Records from a data collection>
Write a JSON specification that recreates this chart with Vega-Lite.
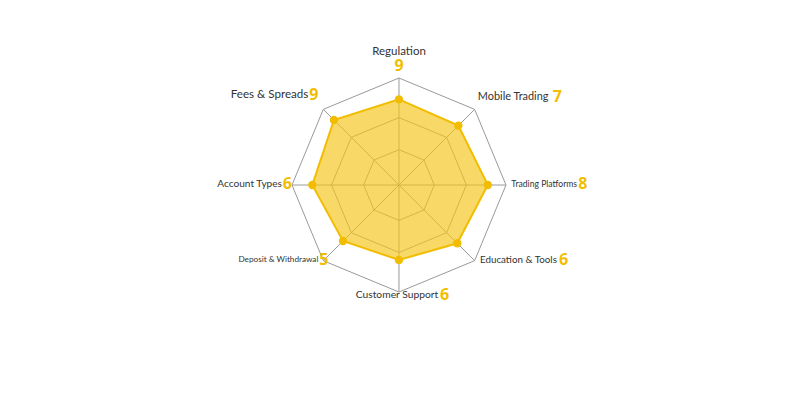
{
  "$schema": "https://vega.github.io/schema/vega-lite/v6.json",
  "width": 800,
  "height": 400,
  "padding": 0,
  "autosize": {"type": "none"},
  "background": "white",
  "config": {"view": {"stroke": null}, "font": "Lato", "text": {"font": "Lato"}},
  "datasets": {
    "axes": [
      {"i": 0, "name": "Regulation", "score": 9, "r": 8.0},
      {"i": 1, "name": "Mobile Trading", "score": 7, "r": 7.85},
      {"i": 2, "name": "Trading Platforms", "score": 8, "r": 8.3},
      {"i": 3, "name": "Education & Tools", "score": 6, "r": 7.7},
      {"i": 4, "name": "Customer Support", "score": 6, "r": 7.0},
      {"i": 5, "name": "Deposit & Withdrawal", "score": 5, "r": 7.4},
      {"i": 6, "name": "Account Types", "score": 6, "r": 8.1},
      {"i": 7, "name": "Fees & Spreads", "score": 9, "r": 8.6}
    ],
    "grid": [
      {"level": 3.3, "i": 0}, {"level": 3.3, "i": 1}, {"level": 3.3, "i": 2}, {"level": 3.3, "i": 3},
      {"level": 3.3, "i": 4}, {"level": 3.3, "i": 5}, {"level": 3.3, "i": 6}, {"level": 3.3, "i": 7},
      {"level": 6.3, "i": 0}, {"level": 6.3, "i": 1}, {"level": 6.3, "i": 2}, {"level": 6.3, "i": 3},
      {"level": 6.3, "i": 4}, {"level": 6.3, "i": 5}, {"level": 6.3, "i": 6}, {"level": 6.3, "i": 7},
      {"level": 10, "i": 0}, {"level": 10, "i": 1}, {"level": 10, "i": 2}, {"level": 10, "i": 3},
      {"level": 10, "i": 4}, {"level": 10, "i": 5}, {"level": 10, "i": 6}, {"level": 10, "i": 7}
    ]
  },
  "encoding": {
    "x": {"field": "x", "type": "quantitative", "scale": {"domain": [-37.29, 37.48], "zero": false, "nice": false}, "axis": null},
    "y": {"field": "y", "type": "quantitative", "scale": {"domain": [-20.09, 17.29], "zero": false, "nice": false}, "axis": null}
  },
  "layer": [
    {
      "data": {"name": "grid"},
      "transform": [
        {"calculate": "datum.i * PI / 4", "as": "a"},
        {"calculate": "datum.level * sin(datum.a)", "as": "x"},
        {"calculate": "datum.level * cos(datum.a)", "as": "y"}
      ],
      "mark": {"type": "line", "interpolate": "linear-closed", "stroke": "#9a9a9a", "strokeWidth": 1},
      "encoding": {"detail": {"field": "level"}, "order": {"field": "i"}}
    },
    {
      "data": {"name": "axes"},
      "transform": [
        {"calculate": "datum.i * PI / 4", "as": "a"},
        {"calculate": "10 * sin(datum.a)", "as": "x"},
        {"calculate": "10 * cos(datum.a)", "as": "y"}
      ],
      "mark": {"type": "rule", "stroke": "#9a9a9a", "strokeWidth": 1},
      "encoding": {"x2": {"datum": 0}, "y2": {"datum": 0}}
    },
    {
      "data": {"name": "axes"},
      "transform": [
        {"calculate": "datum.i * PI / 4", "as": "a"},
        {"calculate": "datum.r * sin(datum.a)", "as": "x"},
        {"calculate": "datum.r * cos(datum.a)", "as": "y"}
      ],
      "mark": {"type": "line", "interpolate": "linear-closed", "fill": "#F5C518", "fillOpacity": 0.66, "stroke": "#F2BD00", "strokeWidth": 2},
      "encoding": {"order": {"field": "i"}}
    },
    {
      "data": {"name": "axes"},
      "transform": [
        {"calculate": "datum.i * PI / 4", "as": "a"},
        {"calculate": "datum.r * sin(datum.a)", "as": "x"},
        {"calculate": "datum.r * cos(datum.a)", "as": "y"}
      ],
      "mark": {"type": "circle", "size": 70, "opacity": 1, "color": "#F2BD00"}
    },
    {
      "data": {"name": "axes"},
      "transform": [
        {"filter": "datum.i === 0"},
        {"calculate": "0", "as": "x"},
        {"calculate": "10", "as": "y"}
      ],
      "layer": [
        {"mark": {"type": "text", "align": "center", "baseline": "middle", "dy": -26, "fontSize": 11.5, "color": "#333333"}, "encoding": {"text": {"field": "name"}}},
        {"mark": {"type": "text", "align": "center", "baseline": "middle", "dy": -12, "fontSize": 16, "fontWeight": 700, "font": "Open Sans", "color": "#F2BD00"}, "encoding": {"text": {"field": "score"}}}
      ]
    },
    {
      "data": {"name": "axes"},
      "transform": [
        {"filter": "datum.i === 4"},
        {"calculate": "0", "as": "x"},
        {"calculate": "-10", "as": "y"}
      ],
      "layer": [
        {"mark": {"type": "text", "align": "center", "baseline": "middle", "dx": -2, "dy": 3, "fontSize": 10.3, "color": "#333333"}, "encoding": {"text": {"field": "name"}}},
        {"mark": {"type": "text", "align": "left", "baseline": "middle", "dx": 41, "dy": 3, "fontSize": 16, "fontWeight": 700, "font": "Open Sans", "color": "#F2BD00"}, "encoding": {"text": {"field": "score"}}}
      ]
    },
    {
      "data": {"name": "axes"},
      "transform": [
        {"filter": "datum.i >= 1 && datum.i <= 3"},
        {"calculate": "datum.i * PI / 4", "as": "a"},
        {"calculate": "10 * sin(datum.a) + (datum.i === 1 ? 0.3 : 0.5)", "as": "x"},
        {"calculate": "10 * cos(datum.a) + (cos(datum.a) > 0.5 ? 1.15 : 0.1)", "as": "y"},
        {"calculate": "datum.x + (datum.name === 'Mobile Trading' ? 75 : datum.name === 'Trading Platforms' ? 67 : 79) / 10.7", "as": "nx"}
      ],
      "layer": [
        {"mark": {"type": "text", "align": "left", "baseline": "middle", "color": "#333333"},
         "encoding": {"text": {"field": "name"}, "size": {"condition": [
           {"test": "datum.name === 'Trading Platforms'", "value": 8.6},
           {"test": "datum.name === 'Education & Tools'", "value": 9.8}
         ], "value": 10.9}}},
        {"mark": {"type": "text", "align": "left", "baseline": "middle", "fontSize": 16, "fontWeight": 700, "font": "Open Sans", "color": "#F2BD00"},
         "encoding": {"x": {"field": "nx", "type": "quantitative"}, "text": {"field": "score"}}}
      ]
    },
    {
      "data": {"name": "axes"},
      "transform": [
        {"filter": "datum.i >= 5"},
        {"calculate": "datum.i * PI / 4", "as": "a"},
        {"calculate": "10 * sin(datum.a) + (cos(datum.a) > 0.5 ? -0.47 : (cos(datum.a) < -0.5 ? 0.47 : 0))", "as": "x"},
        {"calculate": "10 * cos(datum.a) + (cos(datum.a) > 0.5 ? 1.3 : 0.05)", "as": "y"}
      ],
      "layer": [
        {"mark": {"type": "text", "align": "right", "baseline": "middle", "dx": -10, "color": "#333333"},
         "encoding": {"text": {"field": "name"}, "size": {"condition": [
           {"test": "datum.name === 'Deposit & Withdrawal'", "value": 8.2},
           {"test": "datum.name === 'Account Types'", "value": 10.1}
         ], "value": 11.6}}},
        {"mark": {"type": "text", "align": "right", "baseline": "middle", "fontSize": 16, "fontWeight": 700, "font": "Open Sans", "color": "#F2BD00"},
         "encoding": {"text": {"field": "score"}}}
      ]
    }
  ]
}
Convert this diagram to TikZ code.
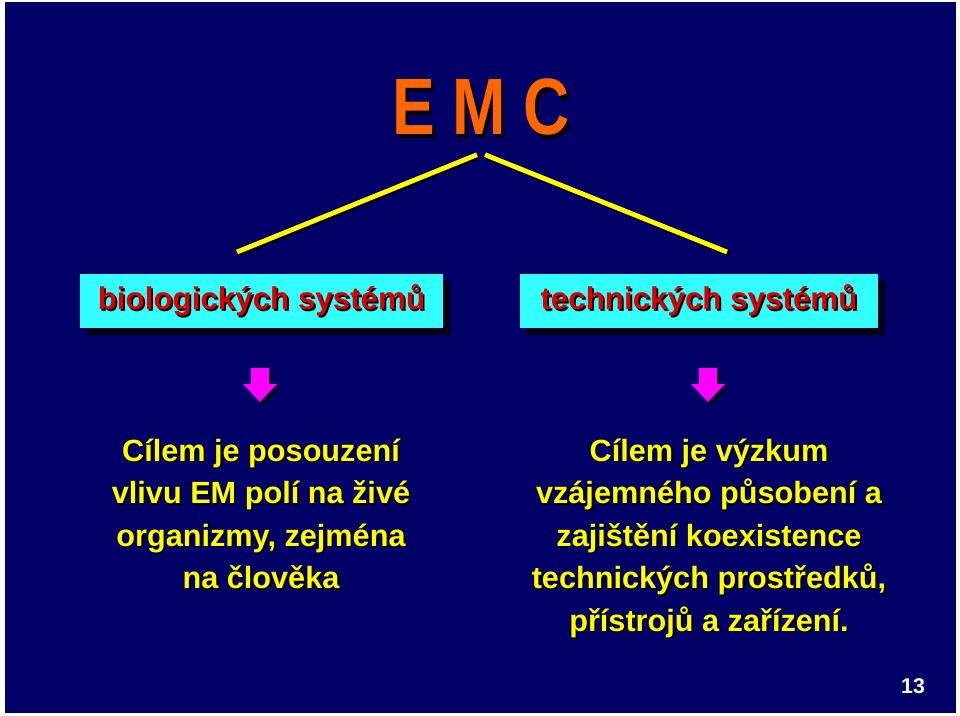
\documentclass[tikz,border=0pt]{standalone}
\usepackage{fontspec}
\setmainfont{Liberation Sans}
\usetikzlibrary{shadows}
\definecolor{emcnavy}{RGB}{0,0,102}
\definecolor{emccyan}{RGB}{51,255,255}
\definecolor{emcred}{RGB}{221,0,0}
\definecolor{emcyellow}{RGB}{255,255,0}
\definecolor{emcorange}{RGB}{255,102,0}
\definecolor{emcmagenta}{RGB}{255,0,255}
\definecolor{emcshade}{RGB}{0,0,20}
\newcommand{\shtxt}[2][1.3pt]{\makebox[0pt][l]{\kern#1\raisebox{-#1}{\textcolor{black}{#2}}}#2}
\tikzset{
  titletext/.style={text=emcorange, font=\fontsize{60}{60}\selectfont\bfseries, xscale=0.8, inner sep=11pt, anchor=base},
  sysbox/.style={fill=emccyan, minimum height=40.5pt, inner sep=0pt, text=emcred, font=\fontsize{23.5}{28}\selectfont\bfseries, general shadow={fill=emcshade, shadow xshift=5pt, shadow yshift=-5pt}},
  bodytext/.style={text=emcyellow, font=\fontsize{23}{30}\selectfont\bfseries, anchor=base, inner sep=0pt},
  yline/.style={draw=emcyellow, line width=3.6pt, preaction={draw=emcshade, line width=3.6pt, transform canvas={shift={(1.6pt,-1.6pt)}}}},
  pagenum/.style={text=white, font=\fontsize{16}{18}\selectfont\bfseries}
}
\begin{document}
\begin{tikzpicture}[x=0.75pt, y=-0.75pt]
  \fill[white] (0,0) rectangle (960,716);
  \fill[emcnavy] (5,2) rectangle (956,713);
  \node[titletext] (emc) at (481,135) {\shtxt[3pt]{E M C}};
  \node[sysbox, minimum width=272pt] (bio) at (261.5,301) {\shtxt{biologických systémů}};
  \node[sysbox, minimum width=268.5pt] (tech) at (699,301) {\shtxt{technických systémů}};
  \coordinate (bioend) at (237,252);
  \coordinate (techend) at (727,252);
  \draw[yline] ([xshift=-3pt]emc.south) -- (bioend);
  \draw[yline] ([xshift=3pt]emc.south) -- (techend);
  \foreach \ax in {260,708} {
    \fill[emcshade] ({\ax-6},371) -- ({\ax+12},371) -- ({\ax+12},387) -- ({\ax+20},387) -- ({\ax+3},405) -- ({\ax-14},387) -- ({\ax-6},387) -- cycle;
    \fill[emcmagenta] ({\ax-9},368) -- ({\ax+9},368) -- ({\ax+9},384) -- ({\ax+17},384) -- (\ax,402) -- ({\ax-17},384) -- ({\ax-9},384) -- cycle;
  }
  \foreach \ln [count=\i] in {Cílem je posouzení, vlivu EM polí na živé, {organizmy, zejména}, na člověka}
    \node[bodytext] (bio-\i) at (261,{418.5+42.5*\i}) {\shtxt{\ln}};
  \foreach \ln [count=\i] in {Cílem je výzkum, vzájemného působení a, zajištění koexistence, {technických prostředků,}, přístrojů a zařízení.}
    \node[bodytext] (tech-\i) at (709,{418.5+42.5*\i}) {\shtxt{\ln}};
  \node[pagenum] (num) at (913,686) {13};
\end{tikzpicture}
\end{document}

Given task>
Search the data for "this" and list every line in which it occurs.

Response>
Write a JSON specification that recreates this chart with Vega-Lite.
Convert this diagram to TikZ code.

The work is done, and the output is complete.